Vamos revisitar o velho Sócrates. Ele fez questão. Todos os dias, chovesse ou fizesse sol. Era capaz de questionar a chuva e o sol eles mesmos. Porque amava a vida, e não era indiferente a nada que a afetasse. Não era assunto dele (é a outra metade do nosso DNA, de que ele não participa) que Deus mandasse o sol e a chuva sobre justos e injustos. Diante dessa afirmação, talvez perguntasse: O que é justiça? Provavelmente também: O que é Deus? Perguntava porque não queria abrir mão. Fazia questão de tudo, por isso podia questionar. No dia em que estava para morrer, condenado pela cidade de Atenas, conversou com os discípulos sobre a morte. O que é a morte? Sem medo. Fazia questão de morrer. Não chegou a dizer “a irmã morte”, a que muito mais tarde São Francisco haveria de sorrir. Mas também esteve sereno e à espera. Viria decerto ela, o fim de todas as questões. Até lá, porém, perguntar era viver. E viver é essencial. Morrer também. E fazer questão de um como do outro é um respeitoso amor.
Shakespeare também soube dessas coisas. “Ser ou não ser, eis a questão”, além de um bom verso com excelente efeito dramático, quer dizer: é preciso resolver isso, o príncipe não pode suportar por mais tempo a indecisão. Depois houve outros usos para a palavra “questão”, parte essencial da nossa história. Por exemplo: a Igreja católica no renascimento francamente violava a sua essência original, vendendo indulgências. O monge agostiniano Martinho Lutero pôs essa prática em questão. Fez questão da pureza originária da Igreja, que seu mestre Agostinho encarnara. Fundou, sobre esse questionamento, a dissidência protestante. E mudou o mundo. Outro exemplo, perverso: os antissemitismos europeus sentiam-se incomodados com a presença dos judeus no mundo. Os judeus carregam sua cultura incansavelmente, há 20 séculos, desde a diáspora do século I. Têm nela sua identidade. Fazem questão dela, ganham o direito de pô-la em questão. E irritam quem não faz tanta questão de nada. A esses os judeus incomodam, porque questionam infatigavelmente. Criou-se para esse incômodo a “questão judaica”. Não era questão nenhuma. Era uma sentença. Deu no que deu. Fazer questão, até uma dessas, falsa, nunca é sem consequências. Nessa atitude se jogam a vida e a morte.

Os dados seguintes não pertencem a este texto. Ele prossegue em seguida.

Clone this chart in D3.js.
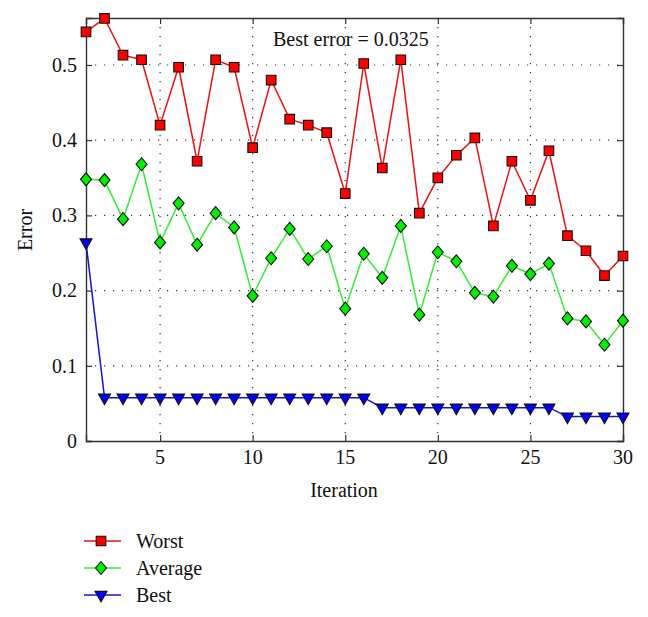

Agora está em moda ter horror da política. Má ideia. Não que os políticos frequentemente não motivem repulsa e raiva. Mas esses sentimentos deviam, justamente, pô-los em questão. Deveríamos fazer questão da política. Ela é essencial aos povos da terra. Há no entanto, em número alarmantemente grande, os que não estão nem aí: “Política? Passo. Não faço questão.”
Melhor fazer. Há um mundo pendurado aí, que pode naufragar. Melhor fazer.